Rolling and Transferring the Dough
- Once chilled, using a rolling pin, roll out the dough on a lightly floured surface to your desired thickness. Make sure to rotate the dough 90 degrees after every one or two rolls. (At this point, you can use cookie cutters to cut into cookies and bake.)
- Carefully fold the dough into half, then again into a triangle.
- Lift the dough and place it over a tart pan so the tip of the triangle is at the center of the pan.
- Gently unfold the dough and use your fingers to press it into the bottom and sides of the pan.
- Roll the top of the pan with a rolling pin to remove any access dough. Use the dough according to the recipe instructions.


Blind Bake
Blind baking is sometimes necessary, especially when we fill our tart shell with pastry cream, crema pasticcera, fresh fruit, or other custards.
- Refrigerate or freeze the tart shell lined with the Italian sweet shortcrust pastry dough for 30 minutes before baking.
- Remove the chilled dough from the refrigerator and use a fork to prick the crust.
- Cover the shell with parchment paper and fill it with pie crust or dry beans.
- Bake for 15 minutes at 375F (190C) for par-baked. For full bake, remove the tart from the oven, wait 5-10 minutes, remove the pie crust, and bake for 10-15 minutes. Baking time might change depending on the size and thickness of the dough. The dough is ready when it is medium golden brown for full baking or light-medium par-baked baking.


Flavor Variations
Pasta Frolla can be customized with various flavorings to suit your recipe or preference. Consider adding:
- Almond extract or finely ground almonds
- Replace 15% of the flour with Cocoa powder for a chocolatey twist.
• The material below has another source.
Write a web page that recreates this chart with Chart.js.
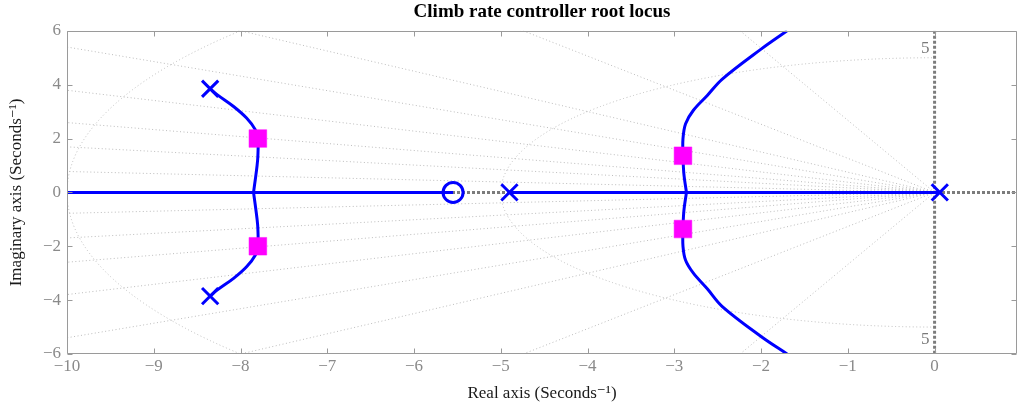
<!DOCTYPE html>
<html>
<head>
<meta charset="utf-8">
<script src="https://cdn.jsdelivr.net/npm/chart.js@4.4.1/dist/chart.umd.min.js"></script>
<style>
html, body { margin: 0; padding: 0; background: #fff; }
</style>
</head>
<body>
<canvas id="grafico" width="1017" height="407"></canvas>
<script>
// open loop poles and zero
var polesRe = [-8.35, -8.35, -4.9, 0.06];
var polesIm = [3.85, -3.85, 0, 0];
var zerosRe = [-5.55];
var zerosIm = [0];

// closed loop poles at the chosen gain
var gainRe = [-7.8, -7.8, -2.9, -2.9];
var gainIm = [2.0, -2.0, 1.36, -1.36];

// locus on the real axis
var realLeftRe = [-10, -5.55];
var realLeftIm = [0, 0];
var realRightRe = [-4.9, 0.06];
var realRightIm = [0, 0];

// complex branches
var leftUpRe = [-8.35, -8.27, -8.08, -7.93, -7.83, -7.80, -7.80, -7.81, -7.83, -7.85];
var leftUpIm = [3.85, 3.63, 3.19, 2.76, 2.33, 2.00, 1.34, 0.97, 0.47, 0];
var leftDownRe = [-8.35, -8.27, -8.08, -7.93, -7.83, -7.80, -7.80, -7.81, -7.83, -7.85];
var leftDownIm = [-3.85, -3.63, -3.19, -2.76, -2.33, -2.00, -1.34, -0.97, -0.47, 0];
var rightUpRe = [-2.86, -2.89, -2.90, -2.90, -2.87, -2.78, -2.62, -2.45, -2.00, -1.70];
var rightUpIm = [0, 0.70, 1.36, 2.00, 2.55, 3.05, 3.60, 4.20, 5.32, 6.00];
var rightDownRe = [-2.86, -2.89, -2.90, -2.90, -2.87, -2.78, -2.62, -2.45, -2.00, -1.70];
var rightDownIm = [0, -0.70, -1.36, -2.00, -2.52, -3.00, -3.58, -4.23, -5.35, -6.00];

// grid: damping ratios and natural frequencies
var dampingZeta = [0.35, 0.62, 0.80, 0.88, 0.935, 0.968, 0.986, 0.997];
var wnCircles = [5, 10];
var wnLabels = [5];

var xTicks = [-10, -9, -8, -7, -6, -5, -4, -3, -2, -1, 0];
var yTicks = [-6, -4, -2, 0, 2, 4, 6];

var serif = "'Liberation Serif', 'DejaVu Serif', serif";
var blue = '#0000ff';

function pts(re, im) {
    var p = [];
    for (var i = 0; i < re.length; i++) {
        p.push({x: re[i], y: im[i]});
    }
    return p;
}

function minus(v) {
    return v < 0 ? '\u2212' + Math.abs(v) : String(v);
}

function branch(re, im) {
    return {
        data: pts(re, im),
        showLine: true,
        borderColor: blue,
        borderWidth: 3,
        pointRadius: 0,
        tension: 0.35,
        order: 2
    };
}

var rootGrid = {
    id: 'rootGrid',
    beforeDatasetsDraw: function (chart) {
        var ctx = chart.ctx;
        var a = chart.chartArea;
        var sx = chart.scales.x;
        var sy = chart.scales.y;
        var x0 = sx.getPixelForValue(0);
        var y0 = sy.getPixelForValue(0);

        ctx.save();
        ctx.beginPath();
        ctx.rect(a.left, a.top, a.right - a.left, a.bottom - a.top);
        ctx.clip();

        ctx.strokeStyle = '#bcbcbc';
        ctx.lineWidth = 1;
        ctx.setLineDash([1, 2.5]);
        for (var i = 0; i < dampingZeta.length; i++) {
            var z = dampingZeta[i];
            var s = Math.sqrt(1 - z * z);
            ctx.beginPath();
            ctx.moveTo(x0, y0);
            ctx.lineTo(sx.getPixelForValue(-40 * z), sy.getPixelForValue(40 * s));
            ctx.moveTo(x0, y0);
            ctx.lineTo(sx.getPixelForValue(-40 * z), sy.getPixelForValue(-40 * s));
            ctx.stroke();
        }
        for (var j = 0; j < wnCircles.length; j++) {
            var w = wnCircles[j];
            var rx = x0 - sx.getPixelForValue(-w);
            var ry = sy.getPixelForValue(-w) - y0;
            ctx.beginPath();
            ctx.ellipse(x0, y0, rx, ry, 0, Math.PI / 2, Math.PI * 1.5);
            ctx.stroke();
        }

        // real and imaginary axes
        ctx.strokeStyle = '#7c7c7c';
        ctx.lineWidth = 3;
        ctx.setLineDash([3, 2]);
        ctx.beginPath();
        ctx.moveTo(a.left, y0);
        ctx.lineTo(a.right, y0);
        ctx.moveTo(x0, a.top);
        ctx.lineTo(x0, a.bottom);
        ctx.stroke();
        ctx.restore();

        // natural frequency labels
        ctx.save();
        ctx.fillStyle = '#7a7a7a';
        ctx.font = '17px ' + serif;
        ctx.textAlign = 'right';
        ctx.textBaseline = 'alphabetic';
        for (var k = 0; k < wnLabels.length; k++) {
            ctx.fillText(String(wnLabels[k]), x0 - 5, sy.getPixelForValue(wnLabels[k]) - 5);
            ctx.fillText(String(wnLabels[k]), x0 - 5, sy.getPixelForValue(-wnLabels[k]) + 16.5);
        }
        ctx.restore();
    },
    afterDraw: function (chart) {
        var ctx = chart.ctx;
        var a = chart.chartArea;
        var sx = chart.scales.x;
        var sy = chart.scales.y;
        var L = Math.round(a.left) + 0.5, R = Math.round(a.right) - 0.5;
        var T = Math.round(a.top) + 0.5, B = Math.round(a.bottom) - 0.5;
        ctx.save();
        ctx.strokeStyle = '#9a9a9a';
        ctx.lineWidth = 1;
        ctx.beginPath();
        ctx.rect(L, T, R - L, B - T);
        for (var i = 0; i < xTicks.length; i++) {
            var px = Math.round(sx.getPixelForValue(xTicks[i])) + 0.5;
            ctx.moveTo(px, B); ctx.lineTo(px, B - 5);
            ctx.moveTo(px, T); ctx.lineTo(px, T + 5);
        }
        for (var j = 0; j < yTicks.length; j++) {
            var py = Math.round(sy.getPixelForValue(yTicks[j])) + 0.5;
            ctx.moveTo(L, py); ctx.lineTo(L + 5, py);
            ctx.moveTo(R, py); ctx.lineTo(R - 5, py);
        }
        ctx.stroke();
        ctx.restore();
    }
};

var ctx = document.getElementById('grafico');
var chart = new Chart(ctx, {
    type: 'scatter',
    data: {
        datasets: [
            {
                data: pts(polesRe, polesIm),
                pointStyle: 'crossRot',
                pointRadius: 11.5,
                borderColor: blue,
                borderWidth: 3,
                order: 0
            },
            {
                data: pts(zerosRe, zerosIm),
                pointStyle: 'circle',
                pointRadius: 10,
                borderColor: blue,
                backgroundColor: 'rgba(0,0,0,0)',
                borderWidth: 3,
                order: 0
            },
            {
                data: pts(gainRe, gainIm),
                pointStyle: 'rect',
                pointRadius: 12.5,
                borderColor: '#ff00ff',
                backgroundColor: '#ff00ff',
                borderWidth: 0.5,
                order: 1
            },
            branch(realLeftRe, realLeftIm),
            branch(realRightRe, realRightIm),
            branch(leftUpRe, leftUpIm),
            branch(leftDownRe, leftDownIm),
            branch(rightUpRe, rightUpIm),
            branch(rightDownRe, rightDownIm)
        ]
    },
    options: {
        responsive: false,
        animation: false,
        devicePixelRatio: 1,
        layout: { padding: 0, autoPadding: false },
        plugins: {
            legend: { display: false },
            tooltip: { enabled: false },
            title: {
                display: true,
                fullSize: false,
                text: 'Climb rate controller root locus',
                color: '#000',
                font: { family: serif, size: 19, weight: 'bold' },
                padding: { top: 1, bottom: 7 }
            }
        },
        scales: {
            x: {
                type: 'linear',
                min: -10,
                max: 0.95,
                grid: { display: false, drawTicks: false },
                border: { display: false },
                afterBuildTicks: function (scale) {
                    scale.ticks = xTicks.map(function (v) { return {value: v}; });
                },
                afterFit: function (scale) {
                    scale.height = 53;
                    scale.paddingLeft = 0;
                    scale.paddingRight = 0;
                },
                ticks: {
                    color: '#8a8a8a',
                    font: { family: serif, size: 17 },
                    padding: 2,
                    maxRotation: 0,
                    autoSkip: false,
                    callback: minus
                },
                title: {
                    display: true,
                    text: 'Real axis (Seconds\u207B\u00B9)',
                    color: '#1a1a1a',
                    font: { family: serif, size: 17 },
                    padding: { top: 0, bottom: 3 }
                }
            },
            y: {
                type: 'linear',
                min: -6,
                max: 6,
                grid: { display: false, drawTicks: false },
                border: { display: false },
                afterBuildTicks: function (scale) {
                    scale.ticks = yTicks.map(function (v) { return {value: v}; });
                },
                afterFit: function (scale) {
                    scale.width = 67;
                    scale.paddingTop = 0;
                    scale.paddingBottom = 0;
                },
                ticks: {
                    color: '#8a8a8a',
                    font: { family: serif, size: 17 },
                    padding: 6,
                    autoSkip: false,
                    callback: minus
                },
                title: {
                    display: true,
                    text: 'Imaginary axis (Seconds\u207B\u00B9)',
                    color: '#1a1a1a',
                    font: { family: serif, size: 17 },
                    padding: { top: 6, bottom: 0 }
                }
            }
        }
    },
    plugins: [rootGrid]
});
</script>
</body>
</html>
- Use orange zest instead or in addition to the lemon zest.
Tips
- Keep all the ingredients, especially the butter, cold throughout the process to ensure a flaky and tender crust. Room temperature ingredients might result in a very sticky dough, tough dough.
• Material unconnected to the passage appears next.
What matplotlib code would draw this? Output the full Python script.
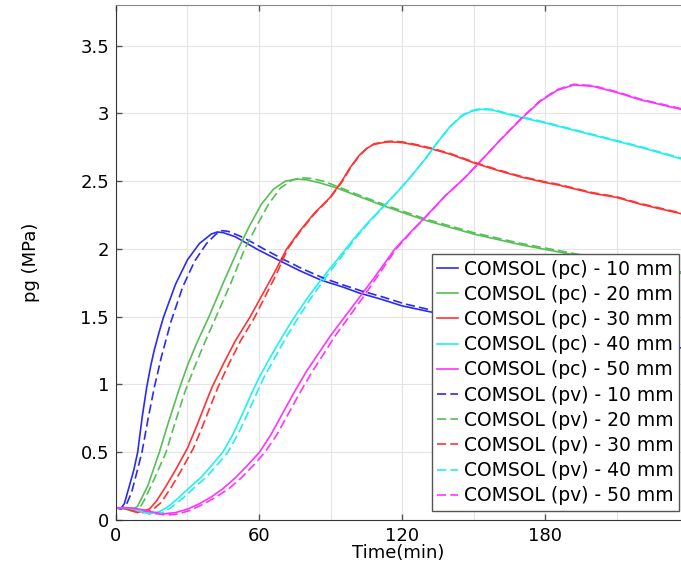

- Don’t overwork the dough, which can result in a tough pastry. Handle it gently and stop kneading once it comes together.
- If the dough becomes too soft or sticky while rolling, place it back in the refrigerator for a few minutes to firm up.
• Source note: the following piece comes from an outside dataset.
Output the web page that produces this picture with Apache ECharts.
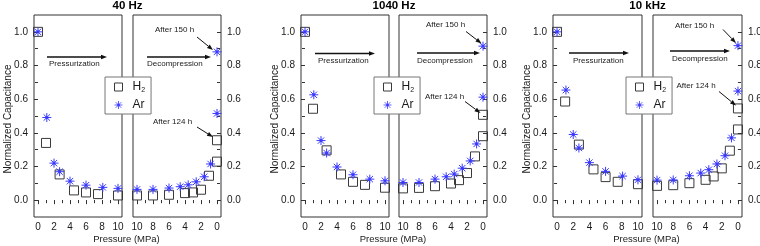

- It is very natural for shortcrust and pie crusts to shrink during blink baking. Ensure there is no gap between the dough and the edges of the pan.
Storing and Making ahead
The dough can be made ahead and refrigerated for up to 3 days, or freeze it for up to 3 months. Thaw frozen dough overnight in the refrigerator before using. If it is too hard to roll, let it warm at room temperature for 10-15 minutes before rolling.
To freeze, wrap it with plastic wrap, place it in a freeze zip bag, and freeze it for up to 6 weeks. Place in the refrigerator the night before when ready to use.
Baked dough and cookies should be stored at room temperature for up to five days. Follow the filling storing instructions if filled or frosted with a perishable filing.

More Tarts Recipes You Might Enjoy
Strawberry Tart, Chocolate Tart, Almond Pear Tart
Pasta Frolla Recipe
Ingredients
- 3 3/4 Cups '00' flour (450g)
- 1/4 teaspoon Baking powder
- 1/2 teaspoon Salt
- 1 Cup Powdered sugar (120g)
- 1 Cup Unsalted butter, cold (225g)
- 2 Large Whole eggs
- 1 teaspoon Vanilla bean paste or extract
- Zest Of half lemon
Instructions
Food Processor Method
- Place the flour, baking powder, salt, and sugar in a bowl of a food processor and pulse 2-3 times.
- Cut the butter into 1/2-inch pieces, add it to the flour mixture, and process until the butter is now tiny pieces.
- Beat the eggs with the vanilla paste, add it to the butter/flour mixture, and process until a smooth dough is formed.
- Wrap the dough with plastic wrap, press it into a disk, and refrigerate for a minimum of 30 minutes or up to three days.
Bowl Method
- Mix the flour, baking powder, salt, and sugar in a large bowl using a fork.
- Grate the butter using a vegetable grader, add it to the dry ingredients, and use your fingers to rub the butter into the flour mixture.
- Beat the eggs with the vanilla bean. Make a well at the center of the bowl, then pour the beaten eggs into the well.
- Use a spatula or a fork to gradually mix the eggs into the flour, starting from the center.
- Once the eggs have been incorporated into the flour mixture, use your hand to bring the dough together.
- Wrap the dough in plastic wrap, press it into a disk, and refrigerate for a minimum of 30 minutes or up to 3 days.
Rolling and handling the dough
- Remove the dough from the refrigerator, unwrap it, and roll it into a 12-inch circle over a lightly floured work surface.
- Fold the dough in half, then again, so you will end up with a triangle.
- Gently lift the dough and place it over a nine-inch tart pan so the tip of the triangle is at the center of the pan.
- Gently unwrap the triangle, then use your fingers to press the dough into the sides of the pan.
- Roll your rolling pun over the top of the pan to remove dough access.
Blind Baking
- Preheat the oven to 375F (190C) and place a baking sheet on the bottom rack.
- Use a fork to prick the bottom of the dough, and place a piece of parchment paper on top.
- Fill the tart shell with pie weights or dry beans and bake for 15 minutes.
- Remove from the oven, and allow the tart to chill for about 10 minutes before removing the weights.
- Remove the pie weights, and return the tart shell to the oven for an additional 5 minutes for a par-baked crust. Or 10-12 minutes for fully baked.
- Remove from the oven and allow to cool completely before filling.
Notes
- Unbaked dough can be refrigerated for up to two days.
- To freeze, place the wrapped dough in a freezer bag and freeze for up to six weeks. When ready to use, refrigerate overnight to allow it to defrost.
- Don’t overwork the dough; once it comes together, stop and wrap it.
- Blind baking it for unbaked filling such as custard and fresh fruit.